→ Directive: Transcribe the listing exactly, leaving out every picture.

→ Data in this exercise:
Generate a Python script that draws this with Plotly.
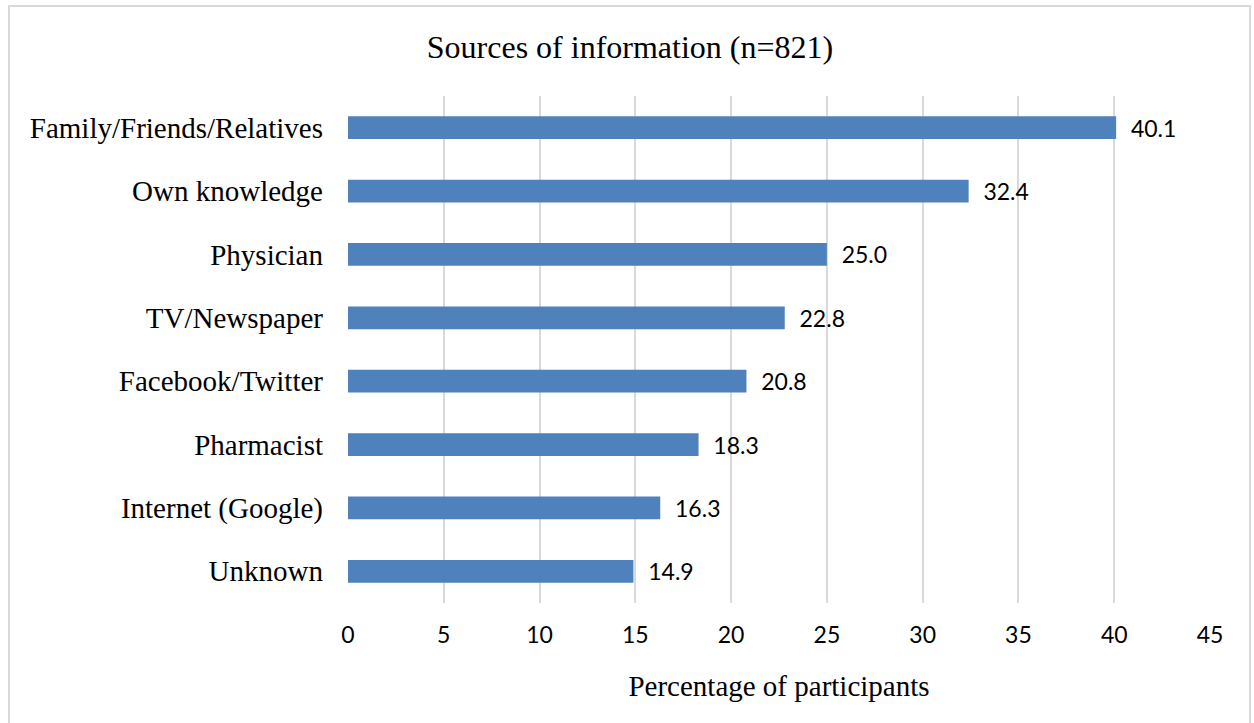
import plotly.graph_objects as go

categories = ["Family/Friends/Relatives", "Own knowledge", "Physician", "TV/Newspaper",
              "Facebook/Twitter", "Pharmacist", "Internet (Google)", "Unknown"]
values = [40.1, 32.4, 25.0, 22.8, 20.8, 18.3, 16.3, 14.9]
tick_vals = [0, 5, 10, 15, 20, 25, 30, 35, 40, 45]

serif = "Liberation Serif, Times New Roman, serif"
sans = "Lato, Open Sans, sans-serif"

fig = go.Figure(go.Bar(
    y=categories, x=values, orientation="h",
    marker=dict(color="#4f81bd", line=dict(width=0)),
    texttemplate="  %{x:.1f}", textposition="outside",
    textfont=dict(family=sans, size=23, color="#000000"),
    constraintext="none",
    cliponaxis=False,
))

L, R, T, B = 348, 44, 96, 120
W, H = 1254, 723
pw, ph = W - L - R, H - T - B
plot_bottom = H - B

fig.update_layout(
    width=W, height=H,
    margin=dict(l=L, r=R, t=T, b=B),
    paper_bgcolor="white", plot_bgcolor="white",
    bargap=0.64,
    showlegend=False,
    title=dict(text="Sources of information (n=821)", x=630 / W, xanchor="center",
               y=1 - 47 / H, yanchor="middle",
               font=dict(family=serif, size=32, color="#000000")),
    xaxis=dict(range=[0, 45], tickvals=tick_vals, showgrid=True, gridcolor="#d9d9d9", gridwidth=2,
               zeroline=False, showline=False,
               tickfont=dict(family=sans, size=23, color="#000000"),
               ticklabelstandoff=16,
               title=dict(text="Percentage of participants", font=dict(family=serif, size=29, color="#000000"),
                          standoff=28)),
    yaxis=dict(autorange="reversed", showgrid=False, showline=False, zeroline=False,
               tickfont=dict(family=serif, size=29, color="#000000"), ticklabelstandoff=24),
    shapes=[dict(type="rect", xref="paper", yref="paper",
                 x0=(9 - L) / pw, x1=(1250 - L) / pw,
                 y0=(plot_bottom - 730) / ph, y1=(plot_bottom - 6) / ph,
                 line=dict(color="#d9d9d9", width=2), fillcolor="rgba(0,0,0,0)", layer="below")],
)
fig.write_html("out.html")
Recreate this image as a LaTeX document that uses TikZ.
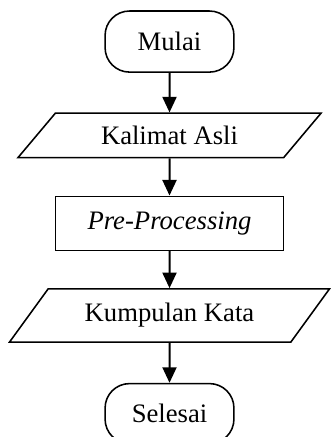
\documentclass[tikz,border=0pt]{standalone}
\usepackage{fontspec}
\setmainfont{Liberation Serif}
\usetikzlibrary{positioning, arrows.meta, shapes.geometric}
\tikzset{
  terminal/.style={draw, rounded corners=11pt, minimum width=58pt,
    minimum height=27.5pt, line width=0.7pt, font=\fontsize{12}{14}\selectfont},
  iobox/.style={draw, trapezium, trapezium stretches body, line width=0.7pt,
    font=\fontsize{12}{14}\selectfont, inner xsep=2pt, inner ysep=2pt},
  process/.style={draw, minimum width=102.6pt, minimum height=24.3pt,
    line width=0.7pt, font=\fontsize{12}{14}\selectfont},
  stdarrow/.style={-{Triangle[length=7pt, width=6.3pt]}, line width=0.9pt},
}
\begin{document}
\begin{tikzpicture}

  \useasboundingbox (-76.3pt,18.7pt) rectangle (72.7pt,-178pt);

  % === Start ===
  \node[terminal] (mulai) at (0,0) {Mulai};

  % === Input ===
  \node[iobox, below=17.8pt of mulai, trapezium left angle=36.5,
    trapezium right angle=143.5, minimum width=136.4pt,
    minimum height=20pt] (kalimat) {Kalimat Asli};

  % === Process ===
  \node[process, below=16.7pt of kalimat] (prepro) {\textit{Pre-Processing}};

  % === Output ===
  \node[iobox, below=16.7pt of prepro, trapezium left angle=40.6,
    trapezium right angle=139.4, minimum width=144pt,
    minimum height=23.9pt] (kumpulan) {Kumpulan Kata};

  % === End ===
  \node[terminal, below=18pt of kumpulan, minimum height=27pt] (selesai) {Selesai};

  % Arrows
  \draw[stdarrow] (mulai) -- (kalimat);
  \draw[stdarrow] (kalimat) -- (prepro);
  \draw[stdarrow] (prepro) -- (kumpulan);
  \draw[stdarrow] (kumpulan) -- (selesai);

\end{tikzpicture}
\end{document}
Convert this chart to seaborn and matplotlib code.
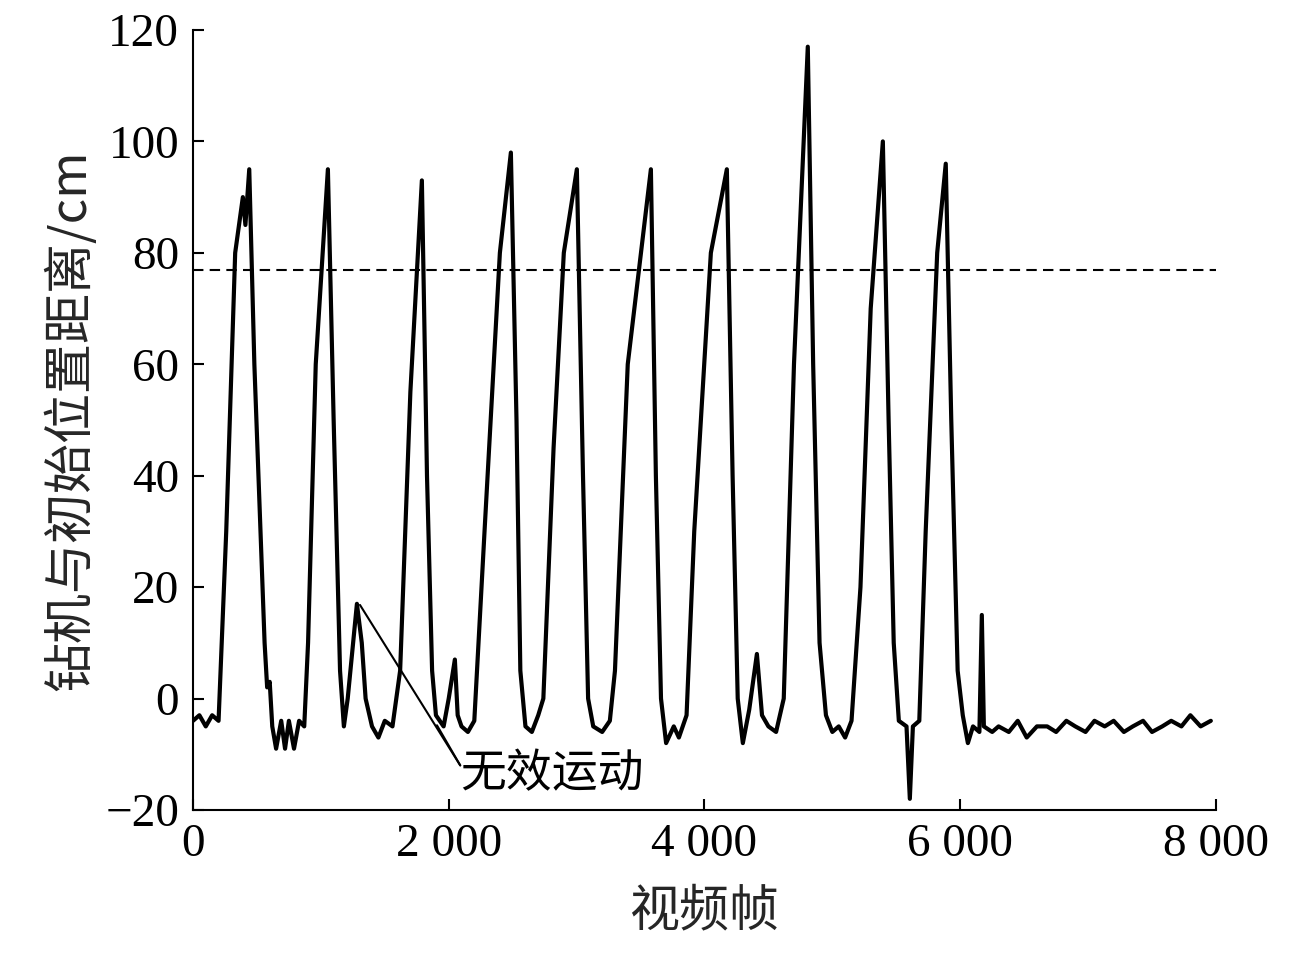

→ Worked solution:
Generate a Python script that draws this with Plotly.
import plotly.graph_objects as go

categories = ["Family/Friends/Relatives", "Own knowledge", "Physician", "TV/Newspaper",
              "Facebook/Twitter", "Pharmacist", "Internet (Google)", "Unknown"]
values = [40.1, 32.4, 25.0, 22.8, 20.8, 18.3, 16.3, 14.9]
tick_vals = [0, 5, 10, 15, 20, 25, 30, 35, 40, 45]

serif = "Liberation Serif, Times New Roman, serif"
sans = "Lato, Open Sans, sans-serif"

fig = go.Figure(go.Bar(
    y=categories, x=values, orientation="h",
    marker=dict(color="#4f81bd", line=dict(width=0)),
    texttemplate="  %{x:.1f}", textposition="outside",
    textfont=dict(family=sans, size=23, color="#000000"),
    constraintext="none",
    cliponaxis=False,
))

L, R, T, B = 348, 44, 96, 120
W, H = 1254, 723
pw, ph = W - L - R, H - T - B
plot_bottom = H - B

fig.update_layout(
    width=W, height=H,
    margin=dict(l=L, r=R, t=T, b=B),
    paper_bgcolor="white", plot_bgcolor="white",
    bargap=0.64,
    showlegend=False,
    title=dict(text="Sources of information (n=821)", x=630 / W, xanchor="center",
               y=1 - 47 / H, yanchor="middle",
               font=dict(family=serif, size=32, color="#000000")),
    xaxis=dict(range=[0, 45], tickvals=tick_vals, showgrid=True, gridcolor="#d9d9d9", gridwidth=2,
               zeroline=False, showline=False,
               tickfont=dict(family=sans, size=23, color="#000000"),
               ticklabelstandoff=16,
               title=dict(text="Percentage of participants", font=dict(family=serif, size=29, color="#000000"),
                          standoff=28)),
    yaxis=dict(autorange="reversed", showgrid=False, showline=False, zeroline=False,
               tickfont=dict(family=serif, size=29, color="#000000"), ticklabelstandoff=24),
    shapes=[dict(type="rect", xref="paper", yref="paper",
                 x0=(9 - L) / pw, x1=(1250 - L) / pw,
                 y0=(plot_bottom - 730) / ph, y1=(plot_bottom - 6) / ph,
                 line=dict(color="#d9d9d9", width=2), fillcolor="rgba(0,0,0,0)", layer="below")],
)
fig.write_html("out.html")
Recreate this image as a LaTeX document that uses TikZ.
\documentclass[tikz,border=0pt]{standalone}
\usepackage{fontspec}
\setmainfont{Liberation Serif}
\usetikzlibrary{positioning, arrows.meta, shapes.geometric}
\tikzset{
  terminal/.style={draw, rounded corners=11pt, minimum width=58pt,
    minimum height=27.5pt, line width=0.7pt, font=\fontsize{12}{14}\selectfont},
  iobox/.style={draw, trapezium, trapezium stretches body, line width=0.7pt,
    font=\fontsize{12}{14}\selectfont, inner xsep=2pt, inner ysep=2pt},
  process/.style={draw, minimum width=102.6pt, minimum height=24.3pt,
    line width=0.7pt, font=\fontsize{12}{14}\selectfont},
  stdarrow/.style={-{Triangle[length=7pt, width=6.3pt]}, line width=0.9pt},
}
\begin{document}
\begin{tikzpicture}

  \useasboundingbox (-76.3pt,18.7pt) rectangle (72.7pt,-178pt);

  % === Start ===
  \node[terminal] (mulai) at (0,0) {Mulai};

  % === Input ===
  \node[iobox, below=17.8pt of mulai, trapezium left angle=36.5,
    trapezium right angle=143.5, minimum width=136.4pt,
    minimum height=20pt] (kalimat) {Kalimat Asli};

  % === Process ===
  \node[process, below=16.7pt of kalimat] (prepro) {\textit{Pre-Processing}};

  % === Output ===
  \node[iobox, below=16.7pt of prepro, trapezium left angle=40.6,
    trapezium right angle=139.4, minimum width=144pt,
    minimum height=23.9pt] (kumpulan) {Kumpulan Kata};

  % === End ===
  \node[terminal, below=18pt of kumpulan, minimum height=27pt] (selesai) {Selesai};

  % Arrows
  \draw[stdarrow] (mulai) -- (kalimat);
  \draw[stdarrow] (kalimat) -- (prepro);
  \draw[stdarrow] (prepro) -- (kumpulan);
  \draw[stdarrow] (kumpulan) -- (selesai);

\end{tikzpicture}
\end{document}
Convert this chart to seaborn and matplotlib code.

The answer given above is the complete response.